Whenever the report does drop, it won’t be immediately public. The special counsel’s office’s findings of its investigation into Russian interference in the 2016 elections and Trump team involvement in those efforts will be submitted to William Barr, who was recently confirmed as Attorney General months after President Donald Trump pushed out Jeff Sessions. In the interim, Sessions’ chief of staff Matthew Whitaker had been serving as acting Attorney General, which concerned many observers pondering the future of the Mueller investigation because of his repeatedly expressed opposition to the endeavor.

He’s now out of the equation for the probe’s conclusion, though. Although a Justice Department official has now discredited the notion that it could come as soon as next week, it’s still certainly close. Mueller has secured the cooperation of a number of key witnesses at this point, including the president’s first national security adviser Michael Flynn, who had his sentencing delayed so he could continue to cooperate with the special counsel’s office — until March.

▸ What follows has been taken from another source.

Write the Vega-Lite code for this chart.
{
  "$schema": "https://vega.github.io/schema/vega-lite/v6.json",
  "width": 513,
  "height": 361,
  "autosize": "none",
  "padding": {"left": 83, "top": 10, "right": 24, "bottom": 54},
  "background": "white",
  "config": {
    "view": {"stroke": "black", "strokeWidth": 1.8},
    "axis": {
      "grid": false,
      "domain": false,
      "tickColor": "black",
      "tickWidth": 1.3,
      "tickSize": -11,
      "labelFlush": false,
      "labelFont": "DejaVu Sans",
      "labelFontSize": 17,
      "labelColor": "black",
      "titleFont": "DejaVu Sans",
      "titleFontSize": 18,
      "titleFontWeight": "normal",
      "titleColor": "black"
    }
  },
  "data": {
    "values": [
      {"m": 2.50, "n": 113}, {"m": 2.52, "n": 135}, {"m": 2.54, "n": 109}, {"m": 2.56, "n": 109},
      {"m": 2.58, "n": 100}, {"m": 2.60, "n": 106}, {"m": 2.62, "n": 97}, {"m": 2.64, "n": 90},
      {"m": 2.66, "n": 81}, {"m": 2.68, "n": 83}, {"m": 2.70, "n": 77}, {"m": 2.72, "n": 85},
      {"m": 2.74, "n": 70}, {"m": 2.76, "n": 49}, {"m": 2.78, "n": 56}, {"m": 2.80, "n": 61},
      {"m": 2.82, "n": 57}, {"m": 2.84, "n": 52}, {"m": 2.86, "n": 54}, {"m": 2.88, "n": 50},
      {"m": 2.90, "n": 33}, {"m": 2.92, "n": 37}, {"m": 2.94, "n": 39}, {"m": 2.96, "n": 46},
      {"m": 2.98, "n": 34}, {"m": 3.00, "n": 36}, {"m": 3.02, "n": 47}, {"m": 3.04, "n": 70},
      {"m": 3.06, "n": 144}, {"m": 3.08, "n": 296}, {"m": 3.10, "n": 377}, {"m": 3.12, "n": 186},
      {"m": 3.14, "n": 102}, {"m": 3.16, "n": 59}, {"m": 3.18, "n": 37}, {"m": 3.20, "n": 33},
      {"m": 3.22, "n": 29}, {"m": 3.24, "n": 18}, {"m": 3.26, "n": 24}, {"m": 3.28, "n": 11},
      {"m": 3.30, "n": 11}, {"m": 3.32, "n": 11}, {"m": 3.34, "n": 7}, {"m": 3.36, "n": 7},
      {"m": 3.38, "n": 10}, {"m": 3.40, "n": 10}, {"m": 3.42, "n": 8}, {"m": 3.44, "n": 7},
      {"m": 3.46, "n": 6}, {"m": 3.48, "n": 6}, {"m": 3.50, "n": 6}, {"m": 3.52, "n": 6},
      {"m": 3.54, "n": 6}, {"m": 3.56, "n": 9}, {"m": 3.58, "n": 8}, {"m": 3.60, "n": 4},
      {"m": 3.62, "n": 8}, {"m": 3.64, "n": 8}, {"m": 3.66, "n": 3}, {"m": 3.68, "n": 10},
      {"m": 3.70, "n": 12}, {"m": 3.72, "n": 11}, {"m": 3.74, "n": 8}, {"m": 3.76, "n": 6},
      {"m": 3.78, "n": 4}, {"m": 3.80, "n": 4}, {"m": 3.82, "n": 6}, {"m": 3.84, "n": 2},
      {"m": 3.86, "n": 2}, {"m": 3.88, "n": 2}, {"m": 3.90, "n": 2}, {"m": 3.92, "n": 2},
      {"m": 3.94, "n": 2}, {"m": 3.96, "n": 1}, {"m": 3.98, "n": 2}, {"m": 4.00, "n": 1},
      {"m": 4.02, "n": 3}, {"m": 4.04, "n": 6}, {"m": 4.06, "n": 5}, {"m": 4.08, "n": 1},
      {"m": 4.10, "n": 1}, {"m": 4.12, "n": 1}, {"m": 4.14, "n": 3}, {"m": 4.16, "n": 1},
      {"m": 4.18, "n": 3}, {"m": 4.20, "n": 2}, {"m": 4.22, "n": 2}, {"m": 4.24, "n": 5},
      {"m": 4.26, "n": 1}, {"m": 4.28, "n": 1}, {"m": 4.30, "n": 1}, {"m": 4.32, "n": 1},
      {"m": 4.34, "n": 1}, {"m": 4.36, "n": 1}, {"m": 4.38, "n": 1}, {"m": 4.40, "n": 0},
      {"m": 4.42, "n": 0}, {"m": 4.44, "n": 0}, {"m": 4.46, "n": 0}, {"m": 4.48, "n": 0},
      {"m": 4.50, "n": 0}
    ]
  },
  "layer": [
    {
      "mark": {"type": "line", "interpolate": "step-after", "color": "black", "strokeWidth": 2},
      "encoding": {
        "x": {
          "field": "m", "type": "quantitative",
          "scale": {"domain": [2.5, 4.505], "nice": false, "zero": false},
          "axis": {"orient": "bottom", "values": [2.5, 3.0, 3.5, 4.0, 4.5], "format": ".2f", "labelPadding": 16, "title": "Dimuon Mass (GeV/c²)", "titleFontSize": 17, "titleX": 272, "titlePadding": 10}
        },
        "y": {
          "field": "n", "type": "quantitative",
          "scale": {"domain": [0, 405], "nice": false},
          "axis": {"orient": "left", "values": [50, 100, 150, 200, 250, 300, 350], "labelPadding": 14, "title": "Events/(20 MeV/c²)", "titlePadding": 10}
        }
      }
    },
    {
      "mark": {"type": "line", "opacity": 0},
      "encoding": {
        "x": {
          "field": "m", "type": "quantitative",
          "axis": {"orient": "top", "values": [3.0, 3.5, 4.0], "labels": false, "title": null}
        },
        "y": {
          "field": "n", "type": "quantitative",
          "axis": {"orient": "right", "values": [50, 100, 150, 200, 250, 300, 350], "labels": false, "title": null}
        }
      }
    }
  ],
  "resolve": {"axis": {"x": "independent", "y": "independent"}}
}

Another key deadline is looming too. A sentencing memo for former Trump campaign manager Paul Manafort’s case is required from the special counsel’s office by Friday at midnight. Manafort’s sentencing is set for March 13, but in the meantime via that memo, significant new information could come to light about the former senior Trump team member’s criminal activity.

Manafort secretly worked for years as a lobbyist for the now-defunct, pro-Kremlin government of Ukrainian President Viktor Fedorovych Yanukovych, who currently lives in exile in Russia.

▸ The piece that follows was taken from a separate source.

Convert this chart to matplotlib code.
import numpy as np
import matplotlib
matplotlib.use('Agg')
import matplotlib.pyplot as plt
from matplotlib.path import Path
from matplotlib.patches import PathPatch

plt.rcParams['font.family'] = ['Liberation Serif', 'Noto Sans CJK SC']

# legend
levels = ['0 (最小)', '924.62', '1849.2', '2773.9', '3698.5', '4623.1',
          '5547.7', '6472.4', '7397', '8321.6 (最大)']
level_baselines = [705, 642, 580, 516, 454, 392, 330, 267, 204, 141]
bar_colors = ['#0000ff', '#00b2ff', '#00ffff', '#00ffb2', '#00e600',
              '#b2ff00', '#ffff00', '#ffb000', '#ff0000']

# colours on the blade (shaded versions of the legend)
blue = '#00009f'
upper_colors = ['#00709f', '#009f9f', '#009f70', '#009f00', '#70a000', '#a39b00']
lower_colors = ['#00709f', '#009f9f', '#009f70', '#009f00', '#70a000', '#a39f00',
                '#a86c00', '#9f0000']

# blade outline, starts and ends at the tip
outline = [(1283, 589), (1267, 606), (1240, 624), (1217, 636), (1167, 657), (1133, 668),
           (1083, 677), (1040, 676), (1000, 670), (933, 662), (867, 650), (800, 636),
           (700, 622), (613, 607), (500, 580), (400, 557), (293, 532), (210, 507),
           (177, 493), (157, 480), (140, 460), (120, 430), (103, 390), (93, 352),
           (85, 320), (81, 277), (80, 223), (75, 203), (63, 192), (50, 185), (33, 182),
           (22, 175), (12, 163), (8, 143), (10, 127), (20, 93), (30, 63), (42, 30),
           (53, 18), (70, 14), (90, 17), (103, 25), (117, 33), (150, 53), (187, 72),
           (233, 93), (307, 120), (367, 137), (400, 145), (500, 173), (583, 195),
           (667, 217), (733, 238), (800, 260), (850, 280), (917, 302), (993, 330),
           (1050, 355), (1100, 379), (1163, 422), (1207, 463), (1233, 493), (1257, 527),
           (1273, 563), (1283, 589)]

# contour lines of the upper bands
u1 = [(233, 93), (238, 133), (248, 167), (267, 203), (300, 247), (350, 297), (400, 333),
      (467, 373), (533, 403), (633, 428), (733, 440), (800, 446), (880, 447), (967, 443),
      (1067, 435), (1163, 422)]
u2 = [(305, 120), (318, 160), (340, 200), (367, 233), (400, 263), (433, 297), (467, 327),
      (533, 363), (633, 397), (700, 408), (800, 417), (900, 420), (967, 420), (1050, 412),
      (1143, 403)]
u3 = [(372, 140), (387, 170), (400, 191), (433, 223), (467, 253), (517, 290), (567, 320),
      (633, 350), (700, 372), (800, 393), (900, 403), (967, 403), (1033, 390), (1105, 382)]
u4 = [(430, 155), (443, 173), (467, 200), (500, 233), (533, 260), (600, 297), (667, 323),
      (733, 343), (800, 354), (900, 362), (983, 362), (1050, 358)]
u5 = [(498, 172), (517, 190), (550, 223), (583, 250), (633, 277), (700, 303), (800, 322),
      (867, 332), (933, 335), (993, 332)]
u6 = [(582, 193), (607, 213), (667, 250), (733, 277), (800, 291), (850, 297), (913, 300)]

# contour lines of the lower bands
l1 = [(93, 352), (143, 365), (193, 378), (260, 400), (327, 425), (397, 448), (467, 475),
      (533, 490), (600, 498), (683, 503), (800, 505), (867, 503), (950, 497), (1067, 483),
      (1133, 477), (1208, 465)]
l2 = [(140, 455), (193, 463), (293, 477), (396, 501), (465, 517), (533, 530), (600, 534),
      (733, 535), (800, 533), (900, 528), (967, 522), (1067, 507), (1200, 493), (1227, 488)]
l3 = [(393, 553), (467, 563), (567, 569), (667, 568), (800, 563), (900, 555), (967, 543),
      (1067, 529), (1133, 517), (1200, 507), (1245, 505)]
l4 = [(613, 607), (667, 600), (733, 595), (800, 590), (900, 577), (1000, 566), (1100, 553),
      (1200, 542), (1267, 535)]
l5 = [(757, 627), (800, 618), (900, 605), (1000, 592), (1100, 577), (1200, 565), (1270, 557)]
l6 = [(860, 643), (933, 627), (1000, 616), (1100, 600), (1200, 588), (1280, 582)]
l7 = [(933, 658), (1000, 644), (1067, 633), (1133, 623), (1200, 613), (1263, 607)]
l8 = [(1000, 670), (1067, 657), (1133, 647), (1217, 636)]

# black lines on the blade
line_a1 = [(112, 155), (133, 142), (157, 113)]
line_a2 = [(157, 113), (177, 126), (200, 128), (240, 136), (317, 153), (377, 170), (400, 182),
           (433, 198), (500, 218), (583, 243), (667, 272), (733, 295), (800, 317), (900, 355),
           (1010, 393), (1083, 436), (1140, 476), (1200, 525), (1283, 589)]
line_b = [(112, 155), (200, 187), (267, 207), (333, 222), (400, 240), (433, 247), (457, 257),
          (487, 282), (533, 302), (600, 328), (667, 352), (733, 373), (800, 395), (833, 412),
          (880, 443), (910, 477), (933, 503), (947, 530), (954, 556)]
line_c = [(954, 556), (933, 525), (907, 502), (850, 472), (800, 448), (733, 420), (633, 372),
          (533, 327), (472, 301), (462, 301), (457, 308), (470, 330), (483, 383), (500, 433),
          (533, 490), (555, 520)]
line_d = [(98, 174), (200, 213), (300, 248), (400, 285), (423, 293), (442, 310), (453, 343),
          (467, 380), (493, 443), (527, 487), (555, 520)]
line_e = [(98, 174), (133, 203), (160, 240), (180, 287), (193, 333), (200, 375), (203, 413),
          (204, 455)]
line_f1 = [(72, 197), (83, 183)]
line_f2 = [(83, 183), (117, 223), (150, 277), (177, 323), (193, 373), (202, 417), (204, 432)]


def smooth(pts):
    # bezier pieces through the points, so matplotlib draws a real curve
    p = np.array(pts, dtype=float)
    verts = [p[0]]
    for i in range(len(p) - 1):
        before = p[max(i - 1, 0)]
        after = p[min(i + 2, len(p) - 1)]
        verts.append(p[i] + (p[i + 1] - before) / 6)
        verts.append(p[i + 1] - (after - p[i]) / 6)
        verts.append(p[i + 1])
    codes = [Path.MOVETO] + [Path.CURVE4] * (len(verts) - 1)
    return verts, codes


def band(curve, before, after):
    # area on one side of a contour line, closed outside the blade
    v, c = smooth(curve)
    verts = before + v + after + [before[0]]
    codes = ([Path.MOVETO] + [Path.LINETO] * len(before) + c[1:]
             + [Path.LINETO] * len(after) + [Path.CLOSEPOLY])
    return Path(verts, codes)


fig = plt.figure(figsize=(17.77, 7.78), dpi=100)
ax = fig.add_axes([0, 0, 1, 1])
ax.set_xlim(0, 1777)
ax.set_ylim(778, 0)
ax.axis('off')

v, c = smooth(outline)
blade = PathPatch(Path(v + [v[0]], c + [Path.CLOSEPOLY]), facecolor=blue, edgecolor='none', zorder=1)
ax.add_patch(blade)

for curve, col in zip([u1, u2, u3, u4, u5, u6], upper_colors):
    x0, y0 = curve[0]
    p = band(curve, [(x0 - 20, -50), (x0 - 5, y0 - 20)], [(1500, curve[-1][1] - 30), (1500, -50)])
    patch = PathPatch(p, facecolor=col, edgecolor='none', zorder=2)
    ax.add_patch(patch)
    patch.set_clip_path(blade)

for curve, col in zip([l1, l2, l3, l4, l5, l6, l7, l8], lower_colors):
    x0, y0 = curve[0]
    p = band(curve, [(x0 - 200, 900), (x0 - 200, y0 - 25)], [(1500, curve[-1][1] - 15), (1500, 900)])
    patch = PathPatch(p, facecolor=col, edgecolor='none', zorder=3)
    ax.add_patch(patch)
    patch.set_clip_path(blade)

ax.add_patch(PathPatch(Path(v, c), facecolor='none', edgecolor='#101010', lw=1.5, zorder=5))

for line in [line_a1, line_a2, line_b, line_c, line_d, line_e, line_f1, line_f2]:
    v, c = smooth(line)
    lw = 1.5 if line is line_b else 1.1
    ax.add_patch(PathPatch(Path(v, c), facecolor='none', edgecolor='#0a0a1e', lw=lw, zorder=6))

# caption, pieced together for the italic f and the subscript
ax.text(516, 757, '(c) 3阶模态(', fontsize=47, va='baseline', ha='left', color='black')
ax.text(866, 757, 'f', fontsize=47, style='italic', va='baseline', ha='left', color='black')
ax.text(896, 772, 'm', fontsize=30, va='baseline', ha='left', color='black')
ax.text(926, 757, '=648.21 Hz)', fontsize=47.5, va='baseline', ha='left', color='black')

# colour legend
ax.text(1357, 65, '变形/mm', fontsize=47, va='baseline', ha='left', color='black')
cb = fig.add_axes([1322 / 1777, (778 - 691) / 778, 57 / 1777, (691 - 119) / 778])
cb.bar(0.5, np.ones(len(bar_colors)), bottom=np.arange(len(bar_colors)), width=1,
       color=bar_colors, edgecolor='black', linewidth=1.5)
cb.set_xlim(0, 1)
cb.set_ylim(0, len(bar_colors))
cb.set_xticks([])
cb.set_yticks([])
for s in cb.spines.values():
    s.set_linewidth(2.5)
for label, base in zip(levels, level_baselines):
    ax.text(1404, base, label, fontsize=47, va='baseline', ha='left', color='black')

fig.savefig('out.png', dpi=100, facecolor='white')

He was charged with a wide range of crimes over that activity, ranging from money laundering to conspiracy against the United States, the latter of which are the focus of his imminent sentencing. He was declared guilty by a jury of some of the crimes before pleading guilty to some others before what would have been a second trial — and then lying during the cooperation he’d agreed to as part of his plea agreement. He had been slapped with witness tampering accusations before he first went to trial, and been sent to jail over the behavior before even being sentenced for his initial crimes. That didn’t stop him from keeping on with his efforts to obstruct the Mueller investigation, however.

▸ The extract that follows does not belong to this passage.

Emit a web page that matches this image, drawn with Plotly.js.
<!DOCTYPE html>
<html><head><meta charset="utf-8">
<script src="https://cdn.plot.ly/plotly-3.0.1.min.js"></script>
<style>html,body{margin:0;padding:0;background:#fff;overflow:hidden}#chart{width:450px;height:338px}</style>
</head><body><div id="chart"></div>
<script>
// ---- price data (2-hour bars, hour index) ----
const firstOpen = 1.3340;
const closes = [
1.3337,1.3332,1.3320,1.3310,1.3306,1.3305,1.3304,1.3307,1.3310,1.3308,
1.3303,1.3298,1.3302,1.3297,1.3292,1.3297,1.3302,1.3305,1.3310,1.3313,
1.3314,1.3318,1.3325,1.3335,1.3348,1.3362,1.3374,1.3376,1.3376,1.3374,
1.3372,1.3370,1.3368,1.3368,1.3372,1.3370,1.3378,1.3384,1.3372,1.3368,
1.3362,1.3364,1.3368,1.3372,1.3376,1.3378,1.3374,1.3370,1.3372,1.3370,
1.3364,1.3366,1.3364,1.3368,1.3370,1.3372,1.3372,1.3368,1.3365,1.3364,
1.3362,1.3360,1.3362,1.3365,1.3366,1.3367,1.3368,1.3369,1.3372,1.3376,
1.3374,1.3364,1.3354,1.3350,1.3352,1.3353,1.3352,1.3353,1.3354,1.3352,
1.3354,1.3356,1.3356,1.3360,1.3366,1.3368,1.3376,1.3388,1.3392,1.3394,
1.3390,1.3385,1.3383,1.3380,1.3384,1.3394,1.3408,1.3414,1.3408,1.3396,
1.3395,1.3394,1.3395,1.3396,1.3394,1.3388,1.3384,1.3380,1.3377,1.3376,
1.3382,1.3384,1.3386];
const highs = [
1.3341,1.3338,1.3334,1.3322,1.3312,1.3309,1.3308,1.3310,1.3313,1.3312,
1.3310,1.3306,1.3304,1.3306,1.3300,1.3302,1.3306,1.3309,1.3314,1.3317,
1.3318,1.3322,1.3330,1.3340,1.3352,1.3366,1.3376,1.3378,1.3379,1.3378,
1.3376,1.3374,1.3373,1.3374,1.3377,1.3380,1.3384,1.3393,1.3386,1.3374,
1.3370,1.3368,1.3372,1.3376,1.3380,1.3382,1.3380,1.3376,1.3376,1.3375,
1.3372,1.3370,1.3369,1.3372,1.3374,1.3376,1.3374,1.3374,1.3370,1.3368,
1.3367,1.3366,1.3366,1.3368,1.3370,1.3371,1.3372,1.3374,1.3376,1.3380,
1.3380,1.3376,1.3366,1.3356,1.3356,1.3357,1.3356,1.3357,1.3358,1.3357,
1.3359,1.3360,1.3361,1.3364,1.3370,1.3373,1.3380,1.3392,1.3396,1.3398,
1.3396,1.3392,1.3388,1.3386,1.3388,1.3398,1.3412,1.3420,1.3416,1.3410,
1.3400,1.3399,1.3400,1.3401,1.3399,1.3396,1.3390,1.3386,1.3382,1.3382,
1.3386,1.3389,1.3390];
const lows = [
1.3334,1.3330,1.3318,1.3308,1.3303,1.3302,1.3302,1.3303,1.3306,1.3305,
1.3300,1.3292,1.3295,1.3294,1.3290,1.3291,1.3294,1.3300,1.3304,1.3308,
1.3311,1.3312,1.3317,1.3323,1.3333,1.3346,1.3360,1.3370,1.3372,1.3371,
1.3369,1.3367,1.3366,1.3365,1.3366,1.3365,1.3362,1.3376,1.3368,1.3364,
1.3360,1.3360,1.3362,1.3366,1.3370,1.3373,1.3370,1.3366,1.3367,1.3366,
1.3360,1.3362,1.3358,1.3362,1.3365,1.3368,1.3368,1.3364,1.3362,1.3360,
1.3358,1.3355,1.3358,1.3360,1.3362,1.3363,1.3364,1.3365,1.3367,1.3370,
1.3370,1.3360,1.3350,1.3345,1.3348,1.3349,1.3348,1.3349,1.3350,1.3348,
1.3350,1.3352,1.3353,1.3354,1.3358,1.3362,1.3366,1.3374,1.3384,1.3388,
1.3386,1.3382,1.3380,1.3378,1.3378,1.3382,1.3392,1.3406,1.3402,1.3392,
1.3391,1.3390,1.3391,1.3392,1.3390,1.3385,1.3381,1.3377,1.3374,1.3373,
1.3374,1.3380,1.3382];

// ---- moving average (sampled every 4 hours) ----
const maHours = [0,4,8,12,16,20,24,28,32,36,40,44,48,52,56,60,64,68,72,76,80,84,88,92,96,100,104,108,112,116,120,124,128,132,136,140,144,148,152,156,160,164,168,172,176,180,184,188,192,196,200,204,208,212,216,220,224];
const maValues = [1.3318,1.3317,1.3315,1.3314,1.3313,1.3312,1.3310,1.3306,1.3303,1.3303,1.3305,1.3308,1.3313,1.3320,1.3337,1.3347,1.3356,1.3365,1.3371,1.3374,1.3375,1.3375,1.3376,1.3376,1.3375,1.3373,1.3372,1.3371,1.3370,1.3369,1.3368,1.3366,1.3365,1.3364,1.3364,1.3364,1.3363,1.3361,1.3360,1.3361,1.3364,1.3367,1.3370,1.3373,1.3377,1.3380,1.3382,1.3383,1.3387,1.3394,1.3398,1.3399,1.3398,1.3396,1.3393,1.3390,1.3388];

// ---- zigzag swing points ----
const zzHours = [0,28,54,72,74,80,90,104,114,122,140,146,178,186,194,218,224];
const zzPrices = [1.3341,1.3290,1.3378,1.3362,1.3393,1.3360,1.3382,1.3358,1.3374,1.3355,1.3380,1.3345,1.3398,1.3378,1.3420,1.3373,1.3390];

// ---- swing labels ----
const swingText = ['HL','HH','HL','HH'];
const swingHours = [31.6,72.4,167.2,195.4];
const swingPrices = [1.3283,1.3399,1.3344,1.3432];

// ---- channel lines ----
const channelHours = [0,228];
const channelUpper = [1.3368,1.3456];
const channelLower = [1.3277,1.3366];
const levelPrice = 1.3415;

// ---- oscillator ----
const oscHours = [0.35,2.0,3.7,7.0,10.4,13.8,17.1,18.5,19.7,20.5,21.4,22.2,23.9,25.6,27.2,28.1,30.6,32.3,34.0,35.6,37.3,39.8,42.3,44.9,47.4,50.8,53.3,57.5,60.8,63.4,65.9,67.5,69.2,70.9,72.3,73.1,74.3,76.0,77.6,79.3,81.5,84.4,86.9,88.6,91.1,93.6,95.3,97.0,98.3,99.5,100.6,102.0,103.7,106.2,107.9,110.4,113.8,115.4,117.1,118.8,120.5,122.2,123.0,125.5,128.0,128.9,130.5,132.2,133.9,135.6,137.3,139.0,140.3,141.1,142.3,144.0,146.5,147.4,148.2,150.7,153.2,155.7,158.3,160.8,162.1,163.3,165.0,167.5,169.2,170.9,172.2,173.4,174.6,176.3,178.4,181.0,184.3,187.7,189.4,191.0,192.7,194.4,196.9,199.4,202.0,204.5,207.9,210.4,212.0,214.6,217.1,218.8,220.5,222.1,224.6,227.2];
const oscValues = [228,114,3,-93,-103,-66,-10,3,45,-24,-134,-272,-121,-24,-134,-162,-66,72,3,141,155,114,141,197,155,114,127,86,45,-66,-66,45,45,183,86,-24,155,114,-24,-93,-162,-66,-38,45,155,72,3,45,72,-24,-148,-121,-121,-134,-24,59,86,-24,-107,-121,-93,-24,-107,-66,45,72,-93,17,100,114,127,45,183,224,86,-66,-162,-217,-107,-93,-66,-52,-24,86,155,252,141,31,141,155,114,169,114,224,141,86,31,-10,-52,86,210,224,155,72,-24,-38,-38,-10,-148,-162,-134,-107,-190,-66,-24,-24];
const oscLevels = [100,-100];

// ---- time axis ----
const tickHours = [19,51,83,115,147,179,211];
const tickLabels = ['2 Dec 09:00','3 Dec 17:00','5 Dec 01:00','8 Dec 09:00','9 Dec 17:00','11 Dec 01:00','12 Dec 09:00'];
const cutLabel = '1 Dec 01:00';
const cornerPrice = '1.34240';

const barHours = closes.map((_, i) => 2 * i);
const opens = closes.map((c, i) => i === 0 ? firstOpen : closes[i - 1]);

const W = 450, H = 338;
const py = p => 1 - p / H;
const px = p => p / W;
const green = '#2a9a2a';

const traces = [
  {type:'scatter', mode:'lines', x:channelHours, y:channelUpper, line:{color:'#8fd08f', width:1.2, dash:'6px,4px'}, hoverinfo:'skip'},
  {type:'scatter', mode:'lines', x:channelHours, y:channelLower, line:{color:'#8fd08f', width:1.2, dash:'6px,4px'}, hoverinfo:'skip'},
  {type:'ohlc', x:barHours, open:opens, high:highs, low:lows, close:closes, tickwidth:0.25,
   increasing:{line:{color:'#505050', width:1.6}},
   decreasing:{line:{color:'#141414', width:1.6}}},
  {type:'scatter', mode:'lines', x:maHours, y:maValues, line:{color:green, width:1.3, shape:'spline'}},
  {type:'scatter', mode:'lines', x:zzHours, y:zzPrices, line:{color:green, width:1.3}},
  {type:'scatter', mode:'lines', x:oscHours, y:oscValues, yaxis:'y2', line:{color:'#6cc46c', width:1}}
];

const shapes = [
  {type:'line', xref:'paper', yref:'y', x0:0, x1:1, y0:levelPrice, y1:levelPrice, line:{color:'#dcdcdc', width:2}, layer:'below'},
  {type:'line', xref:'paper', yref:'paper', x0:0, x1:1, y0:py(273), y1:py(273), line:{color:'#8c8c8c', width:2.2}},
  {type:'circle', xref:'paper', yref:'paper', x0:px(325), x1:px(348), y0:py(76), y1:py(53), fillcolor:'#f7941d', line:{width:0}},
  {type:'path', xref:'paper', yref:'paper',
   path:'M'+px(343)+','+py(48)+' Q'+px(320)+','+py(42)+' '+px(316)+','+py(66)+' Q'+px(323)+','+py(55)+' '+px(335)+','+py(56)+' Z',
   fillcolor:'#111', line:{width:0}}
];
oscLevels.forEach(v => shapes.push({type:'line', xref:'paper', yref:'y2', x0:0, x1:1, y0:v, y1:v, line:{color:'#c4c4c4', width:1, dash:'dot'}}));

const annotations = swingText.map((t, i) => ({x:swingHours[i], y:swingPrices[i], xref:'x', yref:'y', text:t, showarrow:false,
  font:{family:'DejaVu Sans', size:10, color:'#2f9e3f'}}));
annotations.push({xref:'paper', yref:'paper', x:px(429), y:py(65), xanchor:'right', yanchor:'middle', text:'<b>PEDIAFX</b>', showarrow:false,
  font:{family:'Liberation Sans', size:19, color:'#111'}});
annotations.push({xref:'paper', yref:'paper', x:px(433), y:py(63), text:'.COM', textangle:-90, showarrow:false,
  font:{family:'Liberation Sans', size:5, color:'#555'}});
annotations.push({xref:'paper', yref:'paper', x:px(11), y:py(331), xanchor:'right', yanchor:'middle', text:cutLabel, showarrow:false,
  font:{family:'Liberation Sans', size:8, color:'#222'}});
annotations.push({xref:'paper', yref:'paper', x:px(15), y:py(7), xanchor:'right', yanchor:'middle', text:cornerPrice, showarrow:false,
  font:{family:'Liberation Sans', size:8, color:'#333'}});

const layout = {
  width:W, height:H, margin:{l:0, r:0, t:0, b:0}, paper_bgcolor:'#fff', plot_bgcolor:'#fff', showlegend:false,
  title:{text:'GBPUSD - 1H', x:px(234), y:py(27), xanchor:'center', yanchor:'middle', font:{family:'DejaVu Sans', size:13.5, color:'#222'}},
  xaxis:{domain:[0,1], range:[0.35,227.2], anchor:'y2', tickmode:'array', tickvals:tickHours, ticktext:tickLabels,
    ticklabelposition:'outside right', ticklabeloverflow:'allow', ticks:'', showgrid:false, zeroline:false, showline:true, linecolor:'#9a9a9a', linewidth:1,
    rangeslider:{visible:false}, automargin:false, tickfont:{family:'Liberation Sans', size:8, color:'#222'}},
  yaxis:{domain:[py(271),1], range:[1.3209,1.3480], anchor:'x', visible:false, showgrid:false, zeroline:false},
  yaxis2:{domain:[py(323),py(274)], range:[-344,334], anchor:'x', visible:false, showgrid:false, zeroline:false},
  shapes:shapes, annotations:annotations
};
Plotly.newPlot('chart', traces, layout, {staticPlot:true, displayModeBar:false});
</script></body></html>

Recently, Mueller also hit former Trump ally Roger Stone with serious federal criminal charges including witness tampering, lying to Congress, and obstruction of justice, and that case remains ongoing.

The arrival of Mueller’s report, whenever it does drop, will not mean the end of the Russia investigation. Barr will transmit at least a version to Congress, and to say House Democrats have made clear their intention to keep investigating the Russia scandal would be an understatement.